Each record below is to be copied word for word, with pictures removed.

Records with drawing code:
-- Begin --
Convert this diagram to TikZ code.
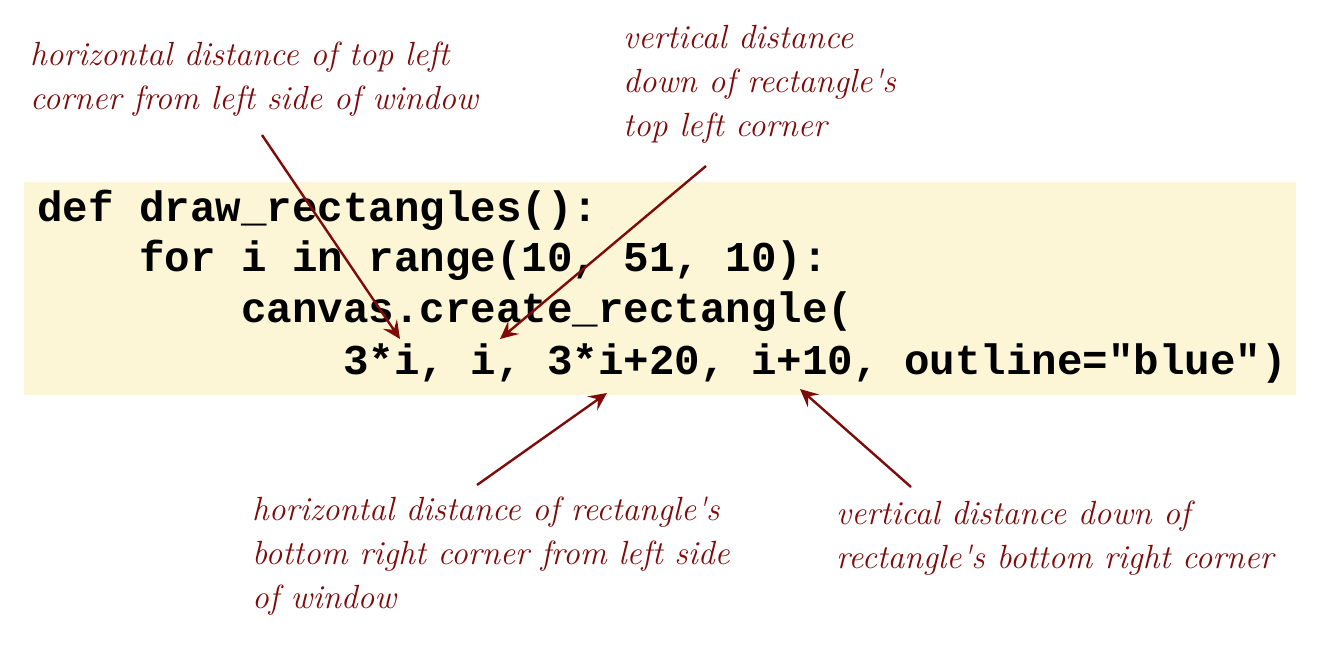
\documentclass[tikz,border=0pt]{standalone}
\usepackage{fontspec}
\newfontfamily\codefont{Liberation Mono}
\usetikzlibrary{arrows.meta}
\definecolor{annot}{HTML}{7F0A0A}
\definecolor{codebg}{HTML}{FDF6D6}
\tikzset{
  note/.style={anchor=base west, inner sep=0pt, text=annot, font=\fontsize{33.5}{44}\selectfont\itshape, align=left},
  code/.style={anchor=base west, inner sep=0pt, font=\fontsize{42.5}{51}\selectfont\codefont\bfseries},
  pointer/.style={draw=annot, line width=2.4pt, -{Stealth[length=18pt,width=17pt,inset=7pt]}}
}
\begin{document}
\begin{tikzpicture}[x=1pt,y=-1pt]
\useasboundingbox (0,0) rectangle (1328,668);
\fill[codebg] (24,182) rectangle (1296,395);
\node[code] (l1) at (37,222) {def draw\_rectangles():};
\node[code] (l2) at (37,272) {\ \ \ \ for i in range(10, 51, 10):};
\node[code] (l3) at (37,323) {\ \ \ \ \ \ \ \ canvas.create\_rectangle(};
\node[code] (l4) at (37,374) {\ \ \ \ \ \ \ \ \ \ \ \ 3*i, i, 3*i+20, i+10, outline="blue")};
\node[note] (n1) at (30,110) {horizontal distance of top left\\corner from left side of window};
\node[note] (n2) at (623,137) {vertical distance\\down of rectangle\textquotesingle s\\top left corner};
\node[note] (n3) at (252,608) {horizontal distance of rectangle\textquotesingle s\\bottom right corner from left side\\of window};
\node[note] (n4) at (836,568) {vertical distance down of\\rectangle\textquotesingle s bottom right corner};
\coordinate (a1s) at (262,135); \coordinate (a1e) at (400,339);
\coordinate (a2s) at (706,166); \coordinate (a2e) at (500,339);
\coordinate (a3s) at (477,485); \coordinate (a3e) at (607,393);
\coordinate (a4s) at (911,487); \coordinate (a4e) at (800,389);
\draw[pointer] (a1s) -- (a1e);
\draw[pointer] (a2s) -- (a2e);
\draw[pointer] (a3s) -- (a3e);
\draw[pointer] (a4s) -- (a4e);
\end{tikzpicture}
\end{document}
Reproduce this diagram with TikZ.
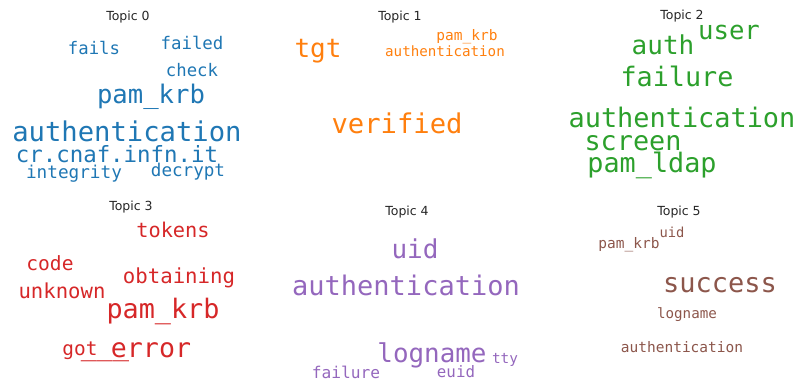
-- End --
CORRECT RESULT:
Convert this diagram to TikZ code.
\documentclass[tikz,border=0pt]{standalone}
\usepackage{fontspec}
\newfontfamily\codefont{Liberation Mono}
\usetikzlibrary{arrows.meta}
\definecolor{annot}{HTML}{7F0A0A}
\definecolor{codebg}{HTML}{FDF6D6}
\tikzset{
  note/.style={anchor=base west, inner sep=0pt, text=annot, font=\fontsize{33.5}{44}\selectfont\itshape, align=left},
  code/.style={anchor=base west, inner sep=0pt, font=\fontsize{42.5}{51}\selectfont\codefont\bfseries},
  pointer/.style={draw=annot, line width=2.4pt, -{Stealth[length=18pt,width=17pt,inset=7pt]}}
}
\begin{document}
\begin{tikzpicture}[x=1pt,y=-1pt]
\useasboundingbox (0,0) rectangle (1328,668);
\fill[codebg] (24,182) rectangle (1296,395);
\node[code] (l1) at (37,222) {def draw\_rectangles():};
\node[code] (l2) at (37,272) {\ \ \ \ for i in range(10, 51, 10):};
\node[code] (l3) at (37,323) {\ \ \ \ \ \ \ \ canvas.create\_rectangle(};
\node[code] (l4) at (37,374) {\ \ \ \ \ \ \ \ \ \ \ \ 3*i, i, 3*i+20, i+10, outline="blue")};
\node[note] (n1) at (30,110) {horizontal distance of top left\\corner from left side of window};
\node[note] (n2) at (623,137) {vertical distance\\down of rectangle\textquotesingle s\\top left corner};
\node[note] (n3) at (252,608) {horizontal distance of rectangle\textquotesingle s\\bottom right corner from left side\\of window};
\node[note] (n4) at (836,568) {vertical distance down of\\rectangle\textquotesingle s bottom right corner};
\coordinate (a1s) at (262,135); \coordinate (a1e) at (400,339);
\coordinate (a2s) at (706,166); \coordinate (a2e) at (500,339);
\coordinate (a3s) at (477,485); \coordinate (a3e) at (607,393);
\coordinate (a4s) at (911,487); \coordinate (a4e) at (800,389);
\draw[pointer] (a1s) -- (a1e);
\draw[pointer] (a2s) -- (a2e);
\draw[pointer] (a3s) -- (a3e);
\draw[pointer] (a4s) -- (a4e);
\end{tikzpicture}
\end{document}
Reproduce this diagram with TikZ.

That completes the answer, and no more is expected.